Output from the query is top 5 product according total profit 2022

Number 10

Q : Show the number of unique orders using the top 5 payment methods (question no F) by product category in 2022. Use is_valid = 1 to filter transaction data.

First we need product category and payment method used by customer. Category product can get from table sku_detail and payment method get from join table order_detail and payment_detail.

We can use this query:

ELECT
 sku.category,
 COUNT(DISTINCT CASE WHEN pay.payment_method = 'cod' THEN ord.id END) AS cod,
 COUNT(DISTINCT CASE WHEN pay.payment_method = 'Easypay' THEN ord.id END) AS easypay,
 COUNT(DISTINCT CASE WHEN pay.payment_method = 'Payaxis' THEN ord.id END) AS payaxis,
 COUNT(DISTINCT CASE WHEN pay.payment_method = 'customercredit' THEN ord.id END) AS customercredit,
 COUNT(DISTINCT CASE WHEN pay.payment_method = 'jazzwallet' THEN ord.id END) AS jazzwallet
FROM
 order_detail AS ord
LEFT JOIN
 payment_detail pay
 ON pay.id = ord.payment_id
LEFT JOIN
 sku_detail sku
 ON sku.id = ord.sku_id
WHERE
 is_valid = 1 AND
 order_date BETWEEN '2022-01-01' AND '2022-12-31'
GROUP BY
 sku.category
ORDER BY
 cod DESC
Limit 5;

Output from the query show top 5 payment method filter by COD. Men Fashion is the highest product whose payment uses COD.

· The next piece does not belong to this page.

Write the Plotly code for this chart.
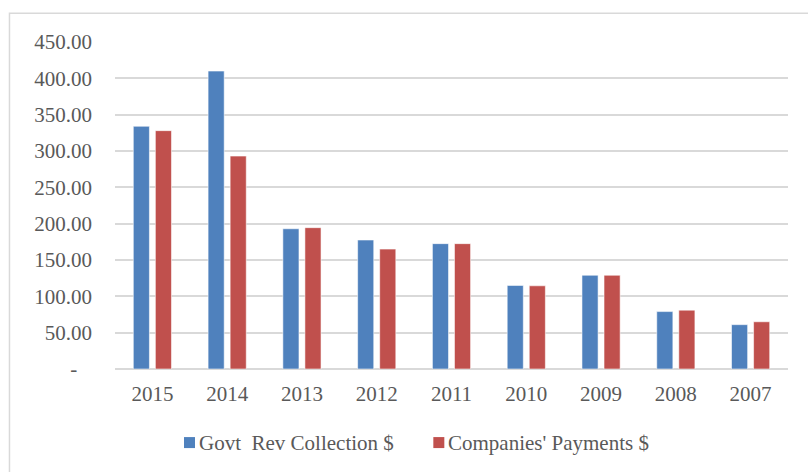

In this article, we have discussed 10 common questions about SQL for data analysis, ranging from how to import data into a database to querying. From the discussions above, we can conclude that SQL can help us efficiently and effectively process large amounts of data, allowing us to make better business decisions. Furthermore, SQL can be used to answer specific questions that arise during data analysis. Keep learning and practicing to master SQL and improve your data analysis skills. We hope this article has been helpful for you!